Question

When 0.1 mole solid NaOH is added in 1L of 0.1 M $N{H}_3$(aq.) $(Kb=2\times {10}^{-5})$, then select the correct statement(s):

• A. Degree of dissociation of $N{H}_3$ approaches to zero.
• B. Change in pH by adding NaOH would be 1.85.
• C. In solution, $\left[N{a}^{+}\right]=0.1M,\left[N{H}_3\right]=0.1M,\left[O{H}^{-}\right]=0.2M$
• D. On addition of $O{H}^{-},K_b$ of $N{H}_3$ does not change.

Answer 1

Answer: (A), (B), (D)

The correct options are
A

Degree of dissociation of $N{H}_3$ approaches to zero.

B

Change in pH by adding NaOH would be 1.85.

D

On addition of $O{H}^{-},K_b$ of $N{H}_3$ does not change.

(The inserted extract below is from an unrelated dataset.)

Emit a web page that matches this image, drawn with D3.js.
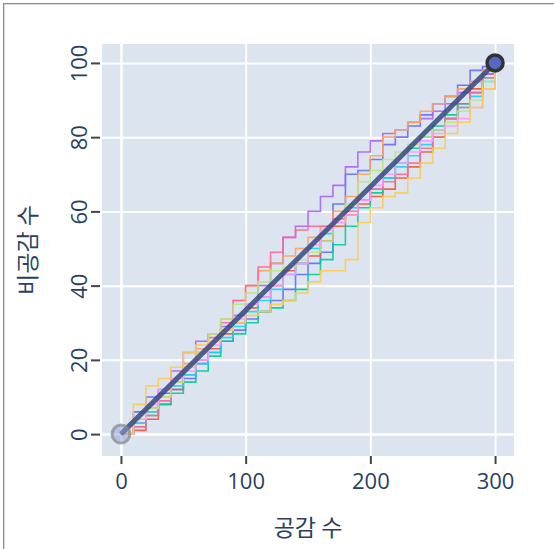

Due to common ion effect, degree of dissociation of $N{H}_3$ decreases and starts approaching to zero. pH of 0.1M $N{H}_3$ (aq.):

$\left[O{H}^{-}\right]=\sqrt{K_b.C}=\sqrt{2\times {10}^{-5}\times 0.1}=1.41\times {10}^{-3}pOH=-log\left[O{H}^{-}\right]=2.85$
pH =14-pOH =11.15
pH after adding 0.1 mole solid NaOH:
$\left[O{H}^{-}\right]={10}^{-1}pOH=-log\left[O{H}^{-}\right]=1$
pH = 14 - pOH = 13
Hence change in pH is 13 - 11.15 = 1.85
In solution, $\left[O{H}^{-}\right]=0.1M$
On addition of $O{H}^{-},K_b$ of $N{H}_3$ will not change. Common ion effect does not change the $K_b$ value.